As for Midwesterner’s question, I notice that my mobile, which is not GPS equipped, offers a menu option for limiting the positioning data generated by triangulation (which I have found, when tested in good coverage, to be almost as accurate as GPS) only to the E911 emergency service. Big Brother and the black helicopter crews can no doubt override that opt-out.
triticale answered my concern exactly. I was afraid of that. Hhmmm… Privacy for progress, I guess. And now Cingular is canceling my (analog) brickphone service.
Just a small correction; General Wolfe conquered Quebec city in 1759 and NOT 1754.
Neither he nor his French adversary, Generale Montcalme, ever lived to see the victory; both, according to observers at the time, were murdered by their respective second-in commands.
Seems the forces of each side were composed largely of celtophone soldiers who couldn ‘t even understand routine commands ( in either French or English), and who had a bone to pick with their “germanic” masters owing to the massive and systematic mistreatment of celts that was occuring in both France and England at the time.
Your device shows Elevation 110m. Now I’m not very good with the metric system but isn’t that about 350 ft. I’ve just looked on Google Earth and cannot see anything resembling Niagara Falls between Greenwich and the North Sea. Please explain.
Back in the pre-Euro days, Greece had a picture of Democritos on the 100-drachma bill. He proposed that all matter consisted of tiny bits he called “atoms”. The obverse of the note had a picture of Greece’s first atomic power station . Carl Sagan mentioned it in his famous series Cosmos some years ago.
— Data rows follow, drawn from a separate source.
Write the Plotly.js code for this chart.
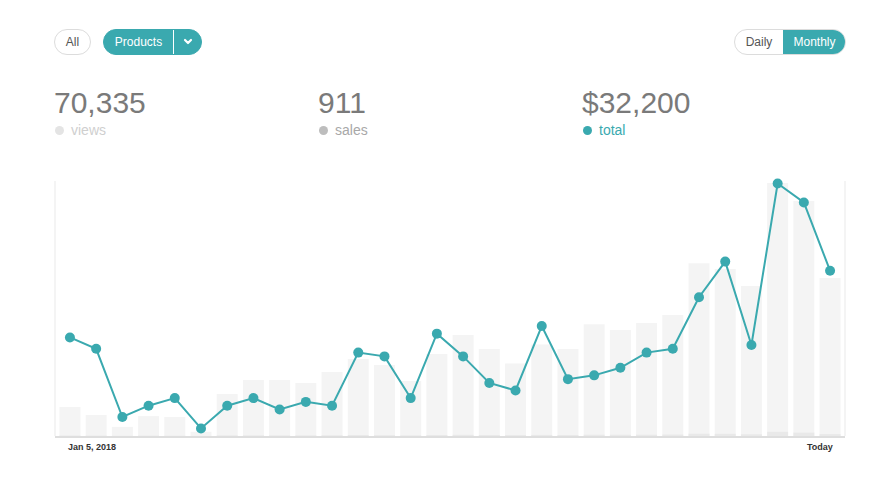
<!DOCTYPE html>
<html>
<head>
<meta charset="utf-8">
<script src="https://cdn.plot.ly/plotly-3.0.1.min.js"></script>
<style>
  html, body { margin: 0; padding: 0; background: #ffffff; }
  #wrap { position: relative; width: 892px; height: 480px; overflow: hidden; font-family: "Liberation Sans", Arial, Helvetica, sans-serif; }
  #chart { position: absolute; left: 0; top: 0; width: 892px; height: 480px; }
  .abs { position: absolute; box-sizing: border-box; }
  .pill { height: 26px; line-height: 24px; font-size: 12px; text-align: center; border-radius: 13px; }
  .num { font-size: 30px; color: #7a7a7a; line-height: 30px; letter-spacing: 0px; }
  .lbl { font-size: 14px; line-height: 16px; }
  .dot { width: 9px; height: 9px; border-radius: 50%; }
</style>
</head>
<body>
<div id="wrap">
  <div id="chart"></div>

  <!-- header controls -->
  <div class="abs pill" style="left:54px;top:29px;width:37px;border:1px solid #dcdcdc;color:#555;">All</div>
  <div class="abs pill" style="left:103px;top:29px;width:99px;background:#3aa9af;color:#fff;border:1px solid #3aa9af;">
    <span class="abs" style="left:0;top:0;width:69px;text-align:center;">Products</span>
    <span class="abs" style="left:69px;top:0;width:1px;height:24px;background:#ffffff;"></span>
    <svg class="abs" style="left:79px;top:8px;" width="10" height="8" viewBox="0 0 10 8">
      <polyline points="2,2 5,5 8,2" fill="none" stroke="#fff" stroke-width="2.2" stroke-linecap="round" stroke-linejoin="round"/>
    </svg>
  </div>
  <div class="abs pill" style="left:734px;top:29px;width:112px;border:1px solid #dcdcdc;overflow:hidden;">
    <span class="abs" style="left:0;top:0;width:48px;color:#555;text-align:center;">Daily</span>
    <span class="abs" style="left:48px;top:-1px;width:63px;height:26px;line-height:26px;background:#3aa9af;color:#fff;text-align:center;">Monthly</span>
  </div>

  <!-- stats -->
  <div class="abs num" id="s0" style="left:54px;top:88px;"></div>
  <div class="abs dot" style="left:55px;top:126px;background:#e4e4e4;"></div>
  <div class="abs lbl" id="l0" style="left:71px;top:122px;color:#cfcfcf;"></div>

  <div class="abs num" id="s1" style="left:318px;top:88px;"></div>
  <div class="abs dot" style="left:319px;top:126px;background:#bdbdbd;"></div>
  <div class="abs lbl" id="l1" style="left:335px;top:122px;color:#a8a8a8;"></div>

  <div class="abs num" id="s2" style="left:582px;top:88px;"></div>
  <div class="abs dot" style="left:583px;top:126px;background:#3aa9af;"></div>
  <div class="abs lbl" id="l2" style="left:599px;top:122px;color:#3aa9af;"></div>
</div>

<script>
// ---------------- data ----------------
var days = [
  "2018-01-05","2018-01-06","2018-01-07","2018-01-08","2018-01-09","2018-01-10",
  "2018-01-11","2018-01-12","2018-01-13","2018-01-14","2018-01-15","2018-01-16",
  "2018-01-17","2018-01-18","2018-01-19","2018-01-20","2018-01-21","2018-01-22",
  "2018-01-23","2018-01-24","2018-01-25","2018-01-26","2018-01-27","2018-01-28",
  "2018-01-29","2018-01-30","2018-01-31","2018-02-01","2018-02-02","2018-02-03"
];
var views = [760, 550, 240, 520, 500, 110, 1100, 1470, 1470, 1390,
             1680, 2020, 1860, 1440, 2150, 2650, 2280, 1900, 2400, 2280,
             2930, 2780, 2960, 3170, 4530, 4380, 3930, 6630, 6160, 4140];
var sales = [12, 10, 5, 10, 9, 3, 15, 18, 18, 17,
             20, 24, 22, 17, 26, 30, 27, 23, 29, 27,
             34, 32, 35, 37, 60, 56, 45, 110, 90, 50];
var total = [1300, 1150, 250, 400, 500, 100, 400, 500, 350, 450,
             400, 1100, 1050, 500, 1350, 1050, 700, 600, 1450, 750,
             800, 900, 1100, 1150, 1830, 2300, 1200, 3330, 3080, 2180];
var statValues = ["70,335", "911", "$32,200"];
var statLabels = ["views", "sales", "total"];
var tickLabels = ["Jan 5, 2018", "Today"];

// ---------------- header text ----------------
for (var i = 0; i < 3; i++) {
  document.getElementById("s" + i).textContent = statValues[i];
  document.getElementById("l" + i).textContent = statLabels[i];
}

// ---------------- chart ----------------
var teal = "#3aa9af";
var traces = [
  { type: "bar", x: days, y: views, marker: { color: "#f4f4f4", line: { width: 0 } }, hoverinfo: "skip" },
  { type: "bar", x: days, y: sales, marker: { color: "#e9e9e9", line: { width: 0 } }, hoverinfo: "skip" },
  { type: "scatter", mode: "lines+markers", x: days, y: total, yaxis: "y2", cliponaxis: false,
    line: { color: teal, width: 2 }, marker: { color: teal, size: 10, line: { width: 0 } }, hoverinfo: "skip" }
];

var layout = {
  width: 892, height: 480,
  margin: { l: 55, r: 47, t: 181, b: 44 },
  paper_bgcolor: "rgba(0,0,0,0)", plot_bgcolor: "rgba(0,0,0,0)",
  showlegend: false,
  barmode: "overlay",
  bargap: 0.2,
  font: { family: "Liberation Sans, Arial, sans-serif" },
  xaxis: { type: "category", range: [-0.57, 29.57], showticklabels: false, ticks: "",
           showgrid: false, zeroline: false, showline: true, linecolor: "#dedede", linewidth: 1.5, fixedrange: true },
  yaxis: { range: [0, 6685], visible: false, showgrid: false, zeroline: false, fixedrange: true },
  yaxis2: { range: [0, 3363], overlaying: "y", visible: false, showgrid: false, zeroline: false, fixedrange: true },
  shapes: [
    { type: "line", xref: "paper", yref: "paper", x0: 0, x1: 0, y0: 0, y1: 1, line: { color: "#f0f0f0", width: 1.5 } },
    { type: "line", xref: "paper", yref: "paper", x0: 1, x1: 1, y0: 0, y1: 1, line: { color: "#f0f0f0", width: 1.5 } }
  ],
  annotations: [
    { x: days[0], y: 0, xref: "x", yref: "paper", text: "<b>" + tickLabels[0] + "</b>", showarrow: false,
      xanchor: "left", yanchor: "top", xshift: -4, yshift: -4, font: { size: 9, color: "#333" } },
    { x: days[days.length - 1], y: 0, xref: "x", yref: "paper", text: "<b>" + tickLabels[1] + "</b>", showarrow: false,
      xanchor: "right", yanchor: "top", xshift: 5, yshift: -4, font: { size: 9, color: "#333" } }
  ]
};

Plotly.newPlot("chart", traces, layout, { staticPlot: true, displayModeBar: false });
</script>
</body>
</html>
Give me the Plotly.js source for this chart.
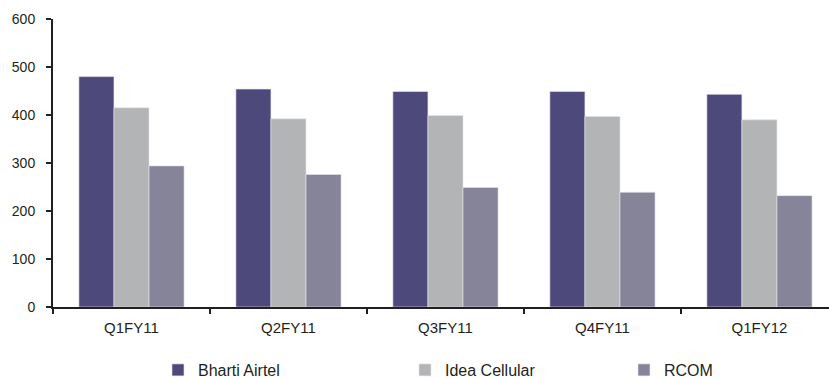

Re comments by Midwesterner and Rob:
Some phones (esp. CDMA) have GPS chipsets, in part to comply with US FCC ‘phone-911’ position reporting rules. Trimble.com offer software for certain models of phones and Blackberries which turns the phone into a full GPS unit. (Software listed under Outdoor Adventure or some such at trimble).
Regarding the altitude of 110m, that is probably the altitude computed from the reference spheroid, and not adjusted to a local chart datum. Most GPS units allow/require that you enter a chart system or datum standard, in order to get output which matches the local chart’s datum system, since physical ‘sea level’ and the reference spheroid surface bear no relationship to each other (which is weird but true..)
I realise this is an old post, but just in case anyone is still reading: Regarding planetaria and “Google Universe”, for a nice 3D simulation of the universe, see Celestia.